= Sister Planet =

1959 short story by Poul Anderson

"Sister Planet" is a science fiction short story by Poul Anderson. It was first published in Satellite Science Fiction in 1959 and has been anthologised many times. It was included in The Golden Age of Science Fiction.

==Plot==
In the near future, Earth society is breaking down, with wars, violence and over-population the norm. On the other hand, a colony has been established on Venus, an ocean world with no land masses and no human-breathable atmosphere. A small trade and research base exists, which trades various items of goods with the aquatic population. They are air-breathing and known to the humans as cetoids. One is known to them as Oscar. Although Oscar and others exchange the goods for firegems, which are highly valued on Earth, no real attempt has been made to establish how intelligent the cetoids are. The source of the firegems is also unknown.

Two of the researchers, Dykstra and Cheng-tung, have been investigating the geology of Venus. The conclude that the planet is in many ways similar to Earth, and could be terraformed and made eventually inhabitable by humans. An oxygen atmosphere could be created and land masses formed. However, the native population would be destroyed in the process.

One of the researchers, Hawthorne, a keen diver, has established close relations with Oscar, who guides him into the depths of the ocean.
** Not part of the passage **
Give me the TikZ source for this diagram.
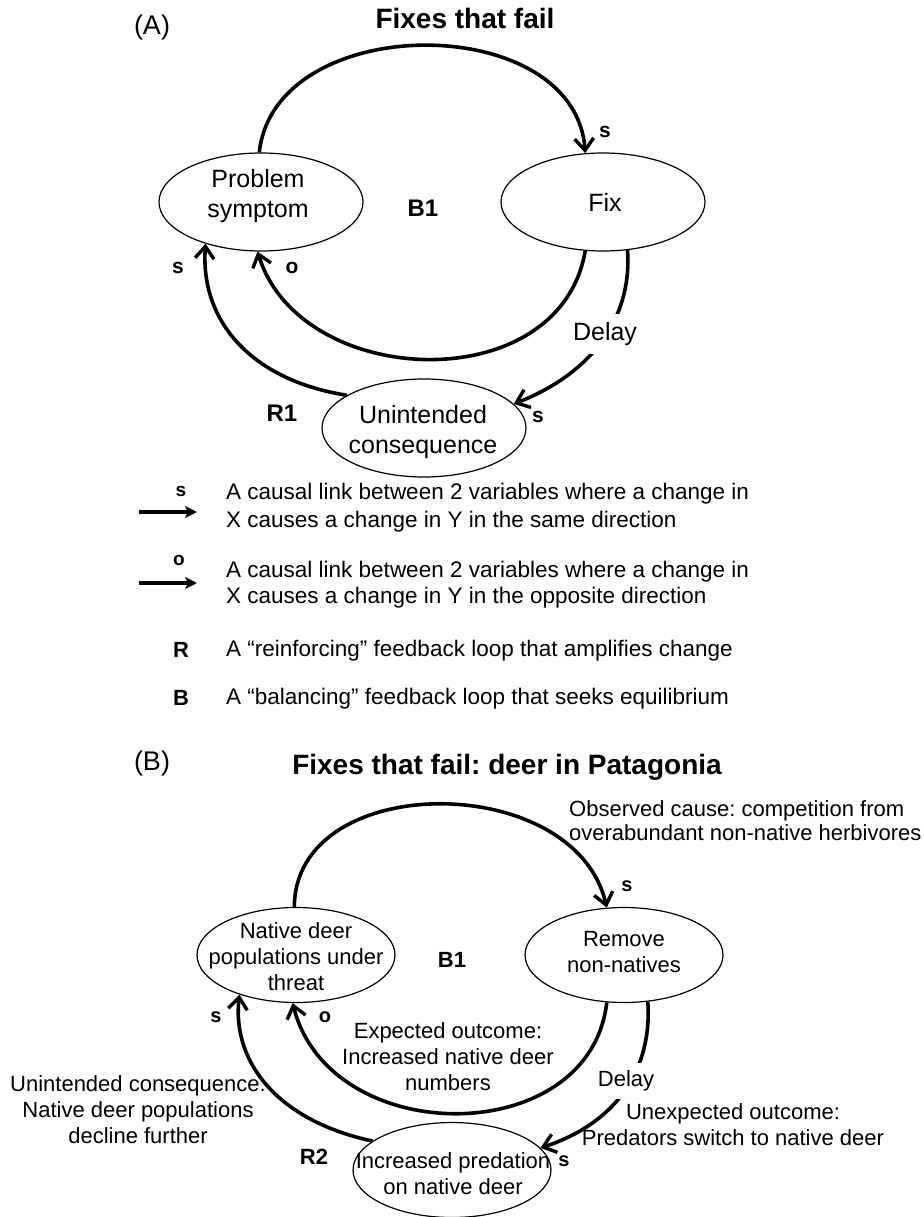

He sees elaborate and artistically designed creations of coralite, but with no indication of what they might represent. He realises that if the planet is terraformed, not only will an obviously intelligent species be destroyed but all this fantastic artwork will be lost.

Although it is decided not to continue with the terraforming project, and even to destroy the research before it can be reported to Earth, Hawthorne knows what he must do to stop a repeat of the research by others. He sabotages the colony, leaving no-one alive but him, and shoots many cetoids, to make them distrust and fear humans. As he recognizes Oscar's dead body, he thinks to himself "Oh God. Please Exist. Please make a hell for me."